I took a quick stock of my vegetable basket and jumped in my car to grab some fresh produce. Here are my three golden rules of soup making.

Great soup always begins with great ingredients. Funnily enough, soup is often the meal we make with leftovers, scraps and food hopping on its last leg, but it should not always be. Sometimes, soup deserves to be featured prominently on the weekly menu.The golden rules for great soup

The second rule of good soup making is to start with good stock. Don’t just add bouillon cubes to flavour water. There is nothing like homemade stock, especially one made from scratch. This turns soup into a fine art. Since I have a toddler at home, I keep chicken, lamb and beef bones at hand in the freezer to quickly boil his vegetables and add vital nutrition to other dishes. They are cheap per kg and can be stored in portion-sized parcels for quick thawing. I prefer to season my meat and bones separately and even marinate them for 30 minutes or so, when making stock. I’ll then add spices and aromatics to the liquid before adding the meat and bringing it all to a boil before reducing to a simmer. The bottom line is that good soup takes time.

I often go for chicken stock because it cooks in about an hour and lamb in about two, while good beef stock can take up to an hour. However, if I really feel like having beef, and time is an issue (like it was recently), I drastically shorten the cooking time by using a pressure cooker to make the stock. This brings me to my third golden rule.

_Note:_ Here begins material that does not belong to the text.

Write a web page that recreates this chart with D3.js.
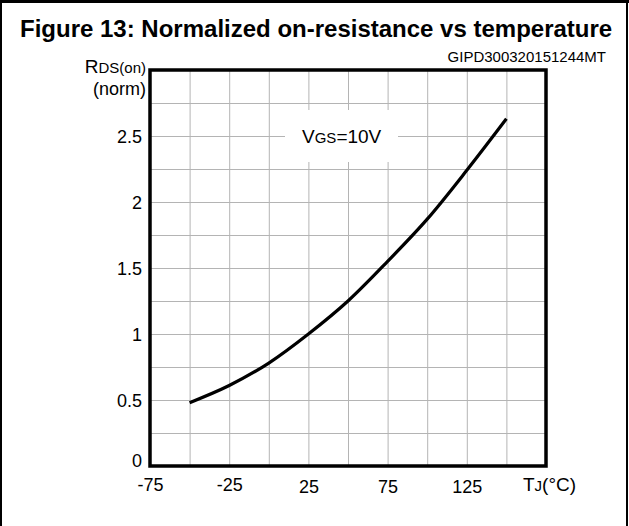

Keep on adding layers of flavour. First, you season and marinate the meat or poultry. Then, flavour stock by adding aromatics like carrots, onions, green onions, garlic and celery as well as herbs like parsley and thyme and spices like black pepper, allspice and whole chillies. I also season with salt. Bring meat and vegetables to a slow boil and keep skimming the top to get rid of the impurities for a nice clear broth. Once the stock is cooked, strain and add the rest of your ingredients. Taste, then adjust salt if needed, or add a few stalks of green onion or thyme. Simmer slowly to reduce the liquid a bit to concentrate the flavours. Before shutting off the stove, taste again and make any final adjustments needed. What happens next is a critical and often overlooked step to guarantee pot-stirring success.

Let it rest. As hungry and tempted as you may be, and as desperate as the smells coming from the kitchen make your family, always try to let soup rest for at least 30 minutes or, preferably, an hour. In fact, a little known secret is that soup is often even more delicious the next day. This is because all those scrumptious layers of flavour get to sit and meld with each other into pitch perfect palate harmony.

So, if you want to serve soup for dinner, make it around lunchtime and go do something nice for yourself. By the time you get hungry, your dinner will be ready and waiting for you to simply warm up on the stove.

Follow these rules and your soups will be the talk of the town. I promise. The evenings are so cold, that you really have nothing to lose. I dare say it: grab your stockpot and let’s throw down some mouth-watering soup before the cool weather ends!